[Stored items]
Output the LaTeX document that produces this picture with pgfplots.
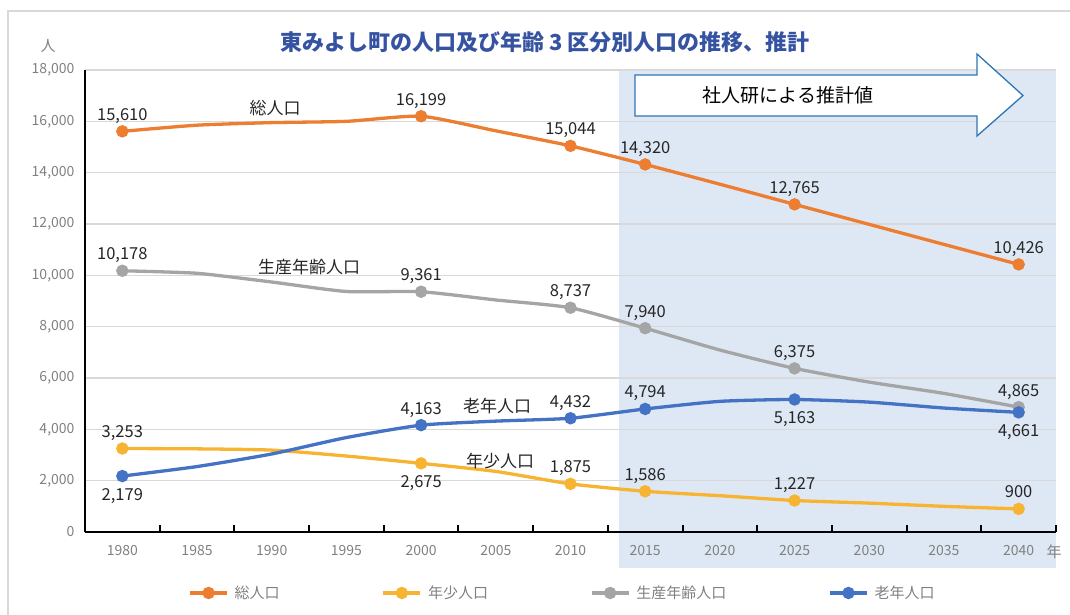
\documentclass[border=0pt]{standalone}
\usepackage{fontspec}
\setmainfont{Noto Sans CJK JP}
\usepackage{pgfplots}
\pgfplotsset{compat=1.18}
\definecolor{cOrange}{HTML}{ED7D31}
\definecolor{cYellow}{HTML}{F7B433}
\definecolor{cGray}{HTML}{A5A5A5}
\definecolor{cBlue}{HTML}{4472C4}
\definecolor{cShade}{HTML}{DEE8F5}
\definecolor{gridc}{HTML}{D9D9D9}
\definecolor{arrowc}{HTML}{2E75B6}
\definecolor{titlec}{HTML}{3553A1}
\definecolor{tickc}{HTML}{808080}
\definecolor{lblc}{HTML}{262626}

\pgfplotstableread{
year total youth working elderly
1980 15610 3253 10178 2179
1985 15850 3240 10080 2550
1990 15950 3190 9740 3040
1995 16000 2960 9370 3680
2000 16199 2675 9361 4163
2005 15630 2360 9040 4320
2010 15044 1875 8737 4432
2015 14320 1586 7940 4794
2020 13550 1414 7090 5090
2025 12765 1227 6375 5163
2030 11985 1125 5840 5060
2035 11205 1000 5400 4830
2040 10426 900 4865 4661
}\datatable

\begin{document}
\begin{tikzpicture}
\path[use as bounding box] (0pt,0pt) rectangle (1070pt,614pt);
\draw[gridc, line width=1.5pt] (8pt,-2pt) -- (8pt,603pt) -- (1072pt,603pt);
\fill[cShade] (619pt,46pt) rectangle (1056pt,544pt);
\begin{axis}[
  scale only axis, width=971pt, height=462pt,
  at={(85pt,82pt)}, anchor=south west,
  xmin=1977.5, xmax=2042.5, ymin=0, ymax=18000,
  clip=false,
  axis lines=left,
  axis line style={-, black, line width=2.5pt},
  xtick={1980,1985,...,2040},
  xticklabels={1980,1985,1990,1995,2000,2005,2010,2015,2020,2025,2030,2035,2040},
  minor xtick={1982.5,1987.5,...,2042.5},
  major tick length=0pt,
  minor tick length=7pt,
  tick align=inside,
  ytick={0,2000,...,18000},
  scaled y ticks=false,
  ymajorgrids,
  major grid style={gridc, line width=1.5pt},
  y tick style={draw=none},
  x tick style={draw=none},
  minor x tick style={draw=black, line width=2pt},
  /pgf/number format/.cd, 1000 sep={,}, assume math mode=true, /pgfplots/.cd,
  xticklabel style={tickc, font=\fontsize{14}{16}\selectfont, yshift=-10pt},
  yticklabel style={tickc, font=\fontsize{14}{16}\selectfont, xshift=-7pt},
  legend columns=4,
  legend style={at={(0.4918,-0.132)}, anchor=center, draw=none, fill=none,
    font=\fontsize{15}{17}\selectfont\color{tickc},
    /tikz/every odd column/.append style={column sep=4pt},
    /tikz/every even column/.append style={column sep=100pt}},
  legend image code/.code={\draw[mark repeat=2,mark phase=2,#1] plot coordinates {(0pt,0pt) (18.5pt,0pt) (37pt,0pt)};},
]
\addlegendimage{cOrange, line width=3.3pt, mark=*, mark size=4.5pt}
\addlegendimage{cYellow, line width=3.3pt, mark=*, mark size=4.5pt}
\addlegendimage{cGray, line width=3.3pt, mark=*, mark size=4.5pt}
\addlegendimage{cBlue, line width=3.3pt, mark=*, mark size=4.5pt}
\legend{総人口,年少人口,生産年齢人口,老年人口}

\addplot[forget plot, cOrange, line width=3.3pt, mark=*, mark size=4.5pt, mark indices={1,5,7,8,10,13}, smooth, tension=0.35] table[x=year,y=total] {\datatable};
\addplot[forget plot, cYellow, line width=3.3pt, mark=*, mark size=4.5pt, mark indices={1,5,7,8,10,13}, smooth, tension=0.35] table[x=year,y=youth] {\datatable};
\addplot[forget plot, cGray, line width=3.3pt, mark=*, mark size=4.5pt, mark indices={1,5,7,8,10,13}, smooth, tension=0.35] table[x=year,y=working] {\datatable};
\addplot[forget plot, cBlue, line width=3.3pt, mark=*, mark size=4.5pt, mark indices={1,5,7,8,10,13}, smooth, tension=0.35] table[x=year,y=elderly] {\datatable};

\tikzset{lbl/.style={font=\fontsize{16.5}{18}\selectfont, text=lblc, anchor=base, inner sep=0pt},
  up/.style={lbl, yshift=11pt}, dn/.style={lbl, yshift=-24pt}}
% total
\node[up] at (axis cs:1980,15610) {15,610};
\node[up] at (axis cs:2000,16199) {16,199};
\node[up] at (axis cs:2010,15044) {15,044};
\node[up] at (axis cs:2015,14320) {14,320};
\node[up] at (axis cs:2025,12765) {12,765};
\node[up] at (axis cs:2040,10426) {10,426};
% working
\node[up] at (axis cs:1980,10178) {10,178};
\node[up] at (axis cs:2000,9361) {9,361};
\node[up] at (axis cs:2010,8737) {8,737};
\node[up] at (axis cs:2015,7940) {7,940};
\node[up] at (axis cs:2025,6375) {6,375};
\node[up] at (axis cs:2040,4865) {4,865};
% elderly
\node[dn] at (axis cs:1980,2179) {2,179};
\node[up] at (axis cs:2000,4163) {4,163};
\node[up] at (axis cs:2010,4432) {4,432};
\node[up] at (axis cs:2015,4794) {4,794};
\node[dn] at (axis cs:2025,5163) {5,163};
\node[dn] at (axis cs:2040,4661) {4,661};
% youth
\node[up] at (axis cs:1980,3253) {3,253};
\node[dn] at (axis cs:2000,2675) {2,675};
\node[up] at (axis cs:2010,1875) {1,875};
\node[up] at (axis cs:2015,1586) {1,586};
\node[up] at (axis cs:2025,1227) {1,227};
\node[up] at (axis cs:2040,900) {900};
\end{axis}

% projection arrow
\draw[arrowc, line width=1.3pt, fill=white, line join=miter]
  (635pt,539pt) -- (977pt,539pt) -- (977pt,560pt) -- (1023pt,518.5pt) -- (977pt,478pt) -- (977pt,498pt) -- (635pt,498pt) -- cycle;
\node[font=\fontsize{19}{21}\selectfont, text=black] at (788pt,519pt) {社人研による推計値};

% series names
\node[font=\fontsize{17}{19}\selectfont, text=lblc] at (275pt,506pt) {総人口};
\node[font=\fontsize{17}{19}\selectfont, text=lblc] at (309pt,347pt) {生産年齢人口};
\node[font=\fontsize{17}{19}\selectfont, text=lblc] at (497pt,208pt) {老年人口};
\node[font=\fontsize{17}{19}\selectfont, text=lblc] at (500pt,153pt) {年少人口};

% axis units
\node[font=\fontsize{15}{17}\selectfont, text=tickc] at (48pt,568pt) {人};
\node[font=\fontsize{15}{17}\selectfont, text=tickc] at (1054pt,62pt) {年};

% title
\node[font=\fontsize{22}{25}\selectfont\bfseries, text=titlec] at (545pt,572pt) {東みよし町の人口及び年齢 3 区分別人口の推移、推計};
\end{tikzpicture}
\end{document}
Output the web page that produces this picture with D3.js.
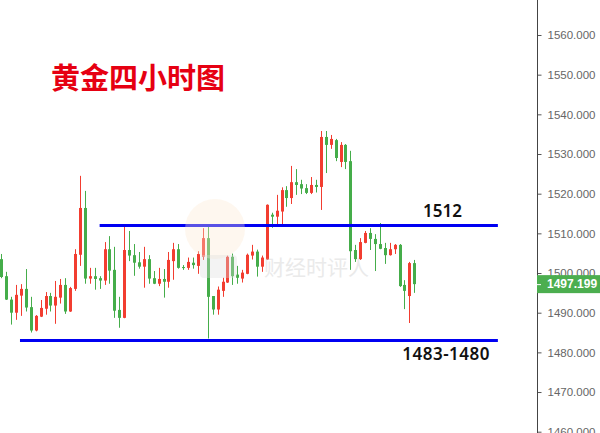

__STATED EXERCISE__
Read through the lines above and collect those that contain the string "produces".

__EXERCISE SOLUTION__
Output the LaTeX document that produces this picture with pgfplots.
Output the web page that produces this picture with D3.js.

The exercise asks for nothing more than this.